■ Task brief
Scan the data below for the string "this". Copy every line where it appears.

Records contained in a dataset
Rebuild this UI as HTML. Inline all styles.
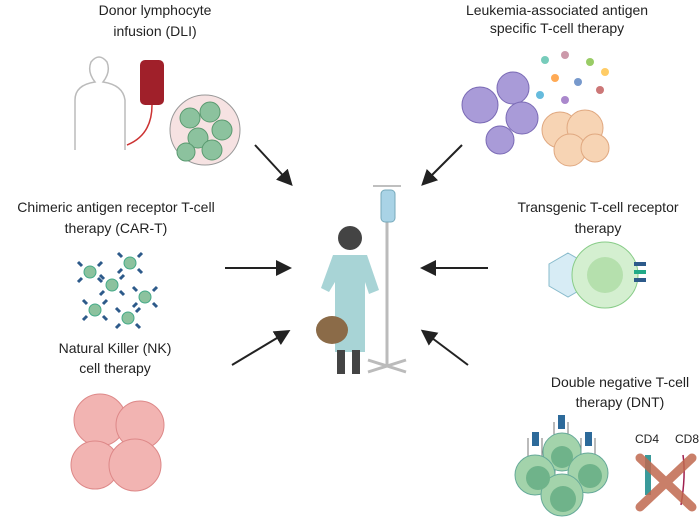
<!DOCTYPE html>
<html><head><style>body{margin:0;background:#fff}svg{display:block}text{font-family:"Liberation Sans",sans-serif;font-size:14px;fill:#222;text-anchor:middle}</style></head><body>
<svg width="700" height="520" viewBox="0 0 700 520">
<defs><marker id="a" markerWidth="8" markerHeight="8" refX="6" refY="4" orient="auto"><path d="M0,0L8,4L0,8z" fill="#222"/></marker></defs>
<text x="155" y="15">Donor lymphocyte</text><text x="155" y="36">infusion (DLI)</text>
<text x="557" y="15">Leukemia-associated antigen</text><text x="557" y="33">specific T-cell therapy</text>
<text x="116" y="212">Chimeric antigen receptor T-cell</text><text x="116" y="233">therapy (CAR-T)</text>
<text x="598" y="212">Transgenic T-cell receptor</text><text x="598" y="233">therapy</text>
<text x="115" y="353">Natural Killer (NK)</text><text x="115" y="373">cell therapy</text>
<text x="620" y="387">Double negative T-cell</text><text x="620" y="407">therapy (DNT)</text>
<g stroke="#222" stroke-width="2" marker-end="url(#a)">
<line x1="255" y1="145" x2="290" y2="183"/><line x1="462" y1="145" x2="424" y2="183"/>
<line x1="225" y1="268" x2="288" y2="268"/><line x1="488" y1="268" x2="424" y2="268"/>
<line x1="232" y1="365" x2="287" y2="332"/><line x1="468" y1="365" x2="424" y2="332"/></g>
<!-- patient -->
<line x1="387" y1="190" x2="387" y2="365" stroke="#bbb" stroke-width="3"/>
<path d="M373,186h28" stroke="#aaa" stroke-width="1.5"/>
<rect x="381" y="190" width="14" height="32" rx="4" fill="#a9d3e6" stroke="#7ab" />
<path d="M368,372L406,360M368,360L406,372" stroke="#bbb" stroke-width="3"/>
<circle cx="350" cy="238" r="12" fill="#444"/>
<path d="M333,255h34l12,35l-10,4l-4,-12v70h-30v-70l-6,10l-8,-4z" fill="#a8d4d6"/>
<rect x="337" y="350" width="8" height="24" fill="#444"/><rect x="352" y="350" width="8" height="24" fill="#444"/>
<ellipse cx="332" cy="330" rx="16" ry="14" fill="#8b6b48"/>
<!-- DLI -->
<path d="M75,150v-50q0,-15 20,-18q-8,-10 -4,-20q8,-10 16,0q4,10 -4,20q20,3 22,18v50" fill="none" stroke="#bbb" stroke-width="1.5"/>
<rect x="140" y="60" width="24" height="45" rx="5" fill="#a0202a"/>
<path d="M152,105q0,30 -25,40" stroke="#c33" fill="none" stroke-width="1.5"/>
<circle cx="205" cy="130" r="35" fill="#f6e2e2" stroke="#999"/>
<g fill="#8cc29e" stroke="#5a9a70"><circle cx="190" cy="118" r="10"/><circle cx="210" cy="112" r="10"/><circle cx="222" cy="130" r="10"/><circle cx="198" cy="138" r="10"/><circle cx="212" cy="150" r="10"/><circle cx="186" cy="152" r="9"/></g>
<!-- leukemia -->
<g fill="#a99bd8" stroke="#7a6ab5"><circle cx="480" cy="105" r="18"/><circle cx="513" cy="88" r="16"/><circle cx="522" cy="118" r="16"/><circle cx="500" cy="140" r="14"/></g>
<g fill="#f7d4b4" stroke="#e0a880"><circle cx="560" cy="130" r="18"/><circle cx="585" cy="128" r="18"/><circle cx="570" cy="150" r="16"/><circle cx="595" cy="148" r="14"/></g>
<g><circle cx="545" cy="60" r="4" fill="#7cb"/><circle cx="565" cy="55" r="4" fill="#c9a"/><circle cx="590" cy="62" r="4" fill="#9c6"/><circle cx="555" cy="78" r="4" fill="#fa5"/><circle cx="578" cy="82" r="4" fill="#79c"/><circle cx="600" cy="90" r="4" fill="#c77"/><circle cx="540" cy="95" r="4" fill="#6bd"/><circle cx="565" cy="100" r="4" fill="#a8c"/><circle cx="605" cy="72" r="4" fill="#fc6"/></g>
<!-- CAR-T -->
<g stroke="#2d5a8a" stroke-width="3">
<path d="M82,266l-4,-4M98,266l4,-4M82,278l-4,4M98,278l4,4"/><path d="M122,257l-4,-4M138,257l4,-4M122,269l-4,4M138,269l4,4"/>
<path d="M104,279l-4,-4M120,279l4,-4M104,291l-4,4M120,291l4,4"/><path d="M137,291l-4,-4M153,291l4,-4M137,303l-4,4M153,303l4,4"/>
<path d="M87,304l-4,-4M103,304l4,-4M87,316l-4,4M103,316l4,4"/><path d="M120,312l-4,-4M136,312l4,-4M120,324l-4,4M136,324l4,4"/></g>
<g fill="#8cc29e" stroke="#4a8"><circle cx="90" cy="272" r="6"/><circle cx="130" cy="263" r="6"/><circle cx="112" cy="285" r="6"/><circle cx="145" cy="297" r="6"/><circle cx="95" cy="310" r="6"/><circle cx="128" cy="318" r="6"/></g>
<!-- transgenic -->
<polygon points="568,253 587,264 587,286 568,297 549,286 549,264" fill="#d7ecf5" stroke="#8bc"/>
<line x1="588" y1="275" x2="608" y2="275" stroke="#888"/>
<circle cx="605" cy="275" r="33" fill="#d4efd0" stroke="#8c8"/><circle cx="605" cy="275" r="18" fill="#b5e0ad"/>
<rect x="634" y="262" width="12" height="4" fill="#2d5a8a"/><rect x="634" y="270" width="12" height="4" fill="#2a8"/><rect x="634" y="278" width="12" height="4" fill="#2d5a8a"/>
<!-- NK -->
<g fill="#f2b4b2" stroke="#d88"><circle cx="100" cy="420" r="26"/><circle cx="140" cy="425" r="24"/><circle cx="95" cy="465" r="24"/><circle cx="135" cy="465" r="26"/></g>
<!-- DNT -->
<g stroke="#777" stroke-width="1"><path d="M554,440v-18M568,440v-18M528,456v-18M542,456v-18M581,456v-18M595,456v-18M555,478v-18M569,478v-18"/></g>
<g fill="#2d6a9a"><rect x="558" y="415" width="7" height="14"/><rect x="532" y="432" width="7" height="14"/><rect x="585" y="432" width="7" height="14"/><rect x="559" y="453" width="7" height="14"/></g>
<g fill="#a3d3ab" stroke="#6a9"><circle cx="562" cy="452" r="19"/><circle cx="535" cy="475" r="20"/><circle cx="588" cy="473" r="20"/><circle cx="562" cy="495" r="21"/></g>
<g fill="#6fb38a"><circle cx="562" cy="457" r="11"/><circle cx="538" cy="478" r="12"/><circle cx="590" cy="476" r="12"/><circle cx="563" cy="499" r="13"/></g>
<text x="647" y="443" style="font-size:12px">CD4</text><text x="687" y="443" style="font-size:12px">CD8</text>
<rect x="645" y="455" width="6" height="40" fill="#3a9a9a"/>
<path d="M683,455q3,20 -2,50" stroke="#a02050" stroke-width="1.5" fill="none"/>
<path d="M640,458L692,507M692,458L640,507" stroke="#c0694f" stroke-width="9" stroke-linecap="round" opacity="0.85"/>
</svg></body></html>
* * *
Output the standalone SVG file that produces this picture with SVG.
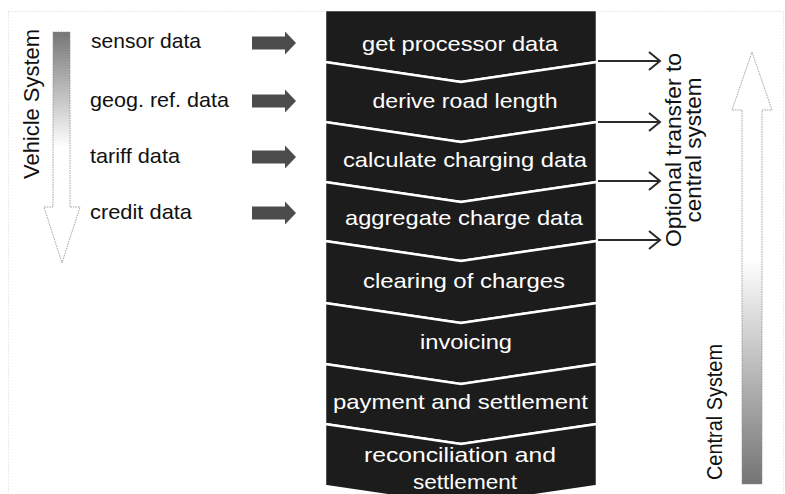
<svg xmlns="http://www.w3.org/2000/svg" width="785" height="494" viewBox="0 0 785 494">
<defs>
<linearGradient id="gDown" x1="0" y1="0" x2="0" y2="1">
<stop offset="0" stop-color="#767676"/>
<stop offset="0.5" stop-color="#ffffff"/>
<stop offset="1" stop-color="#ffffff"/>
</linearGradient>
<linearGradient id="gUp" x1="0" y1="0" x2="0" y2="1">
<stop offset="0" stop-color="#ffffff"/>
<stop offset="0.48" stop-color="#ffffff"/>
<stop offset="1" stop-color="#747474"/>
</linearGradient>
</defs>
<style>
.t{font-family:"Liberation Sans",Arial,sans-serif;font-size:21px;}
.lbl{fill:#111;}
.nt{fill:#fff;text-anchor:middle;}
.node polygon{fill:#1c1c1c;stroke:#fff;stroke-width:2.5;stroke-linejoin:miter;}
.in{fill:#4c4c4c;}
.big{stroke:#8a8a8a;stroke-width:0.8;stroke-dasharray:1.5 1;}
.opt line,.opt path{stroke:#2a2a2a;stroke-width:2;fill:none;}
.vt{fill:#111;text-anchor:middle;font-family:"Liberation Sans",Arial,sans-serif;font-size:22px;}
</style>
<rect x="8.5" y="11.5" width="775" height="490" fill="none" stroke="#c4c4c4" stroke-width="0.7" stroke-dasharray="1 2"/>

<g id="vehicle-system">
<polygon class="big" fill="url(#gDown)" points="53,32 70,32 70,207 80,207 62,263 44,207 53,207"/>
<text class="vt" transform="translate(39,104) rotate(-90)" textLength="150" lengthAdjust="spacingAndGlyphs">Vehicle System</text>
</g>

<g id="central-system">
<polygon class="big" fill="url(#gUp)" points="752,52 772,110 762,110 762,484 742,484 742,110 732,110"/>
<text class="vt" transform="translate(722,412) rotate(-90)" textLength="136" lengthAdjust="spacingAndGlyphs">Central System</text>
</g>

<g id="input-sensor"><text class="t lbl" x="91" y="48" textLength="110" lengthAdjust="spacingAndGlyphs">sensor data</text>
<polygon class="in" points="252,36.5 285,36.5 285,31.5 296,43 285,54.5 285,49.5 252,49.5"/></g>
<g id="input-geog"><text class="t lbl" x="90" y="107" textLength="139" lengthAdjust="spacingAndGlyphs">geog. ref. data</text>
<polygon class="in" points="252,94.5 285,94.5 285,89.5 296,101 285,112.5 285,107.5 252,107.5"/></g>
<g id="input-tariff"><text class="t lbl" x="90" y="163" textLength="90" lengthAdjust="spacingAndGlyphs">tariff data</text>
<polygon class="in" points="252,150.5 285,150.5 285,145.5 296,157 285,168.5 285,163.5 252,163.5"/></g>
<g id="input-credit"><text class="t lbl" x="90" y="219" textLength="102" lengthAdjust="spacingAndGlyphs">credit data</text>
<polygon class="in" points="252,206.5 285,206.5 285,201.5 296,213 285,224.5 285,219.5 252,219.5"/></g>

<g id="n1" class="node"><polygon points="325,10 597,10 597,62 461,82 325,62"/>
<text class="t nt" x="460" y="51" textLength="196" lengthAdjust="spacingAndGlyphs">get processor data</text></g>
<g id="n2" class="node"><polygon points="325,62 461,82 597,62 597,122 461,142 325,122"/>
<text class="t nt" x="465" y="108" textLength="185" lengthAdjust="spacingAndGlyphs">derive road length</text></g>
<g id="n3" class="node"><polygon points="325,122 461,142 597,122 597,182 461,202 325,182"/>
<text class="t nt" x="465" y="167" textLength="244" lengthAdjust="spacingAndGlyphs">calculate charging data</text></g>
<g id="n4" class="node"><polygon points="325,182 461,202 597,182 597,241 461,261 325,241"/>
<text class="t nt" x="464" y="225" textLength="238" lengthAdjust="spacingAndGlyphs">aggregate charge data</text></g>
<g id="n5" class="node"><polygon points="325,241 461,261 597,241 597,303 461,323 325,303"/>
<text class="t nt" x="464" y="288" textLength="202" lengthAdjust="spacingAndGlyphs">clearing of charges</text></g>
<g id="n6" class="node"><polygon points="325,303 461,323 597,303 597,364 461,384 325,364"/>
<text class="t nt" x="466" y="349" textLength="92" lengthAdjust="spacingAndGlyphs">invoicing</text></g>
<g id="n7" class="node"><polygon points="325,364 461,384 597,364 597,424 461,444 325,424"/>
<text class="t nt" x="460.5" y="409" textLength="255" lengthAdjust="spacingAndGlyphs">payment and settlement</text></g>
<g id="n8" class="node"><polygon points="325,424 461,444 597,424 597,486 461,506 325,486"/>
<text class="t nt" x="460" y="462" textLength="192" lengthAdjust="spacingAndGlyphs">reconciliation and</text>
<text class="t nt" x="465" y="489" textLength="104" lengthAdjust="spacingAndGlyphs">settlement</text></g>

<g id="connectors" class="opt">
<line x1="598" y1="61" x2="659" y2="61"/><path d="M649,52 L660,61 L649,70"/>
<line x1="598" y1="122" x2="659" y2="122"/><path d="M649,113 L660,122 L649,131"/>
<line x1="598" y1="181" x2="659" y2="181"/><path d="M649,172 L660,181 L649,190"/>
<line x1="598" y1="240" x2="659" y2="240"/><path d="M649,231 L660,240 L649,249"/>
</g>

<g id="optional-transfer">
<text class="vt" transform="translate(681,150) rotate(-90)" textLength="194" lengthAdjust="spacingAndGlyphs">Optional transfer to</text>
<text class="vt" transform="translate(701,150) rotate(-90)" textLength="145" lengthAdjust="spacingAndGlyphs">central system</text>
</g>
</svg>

■ The answer
Rebuild this UI as HTML. Inline all styles.
Output the standalone SVG file that produces this picture with SVG.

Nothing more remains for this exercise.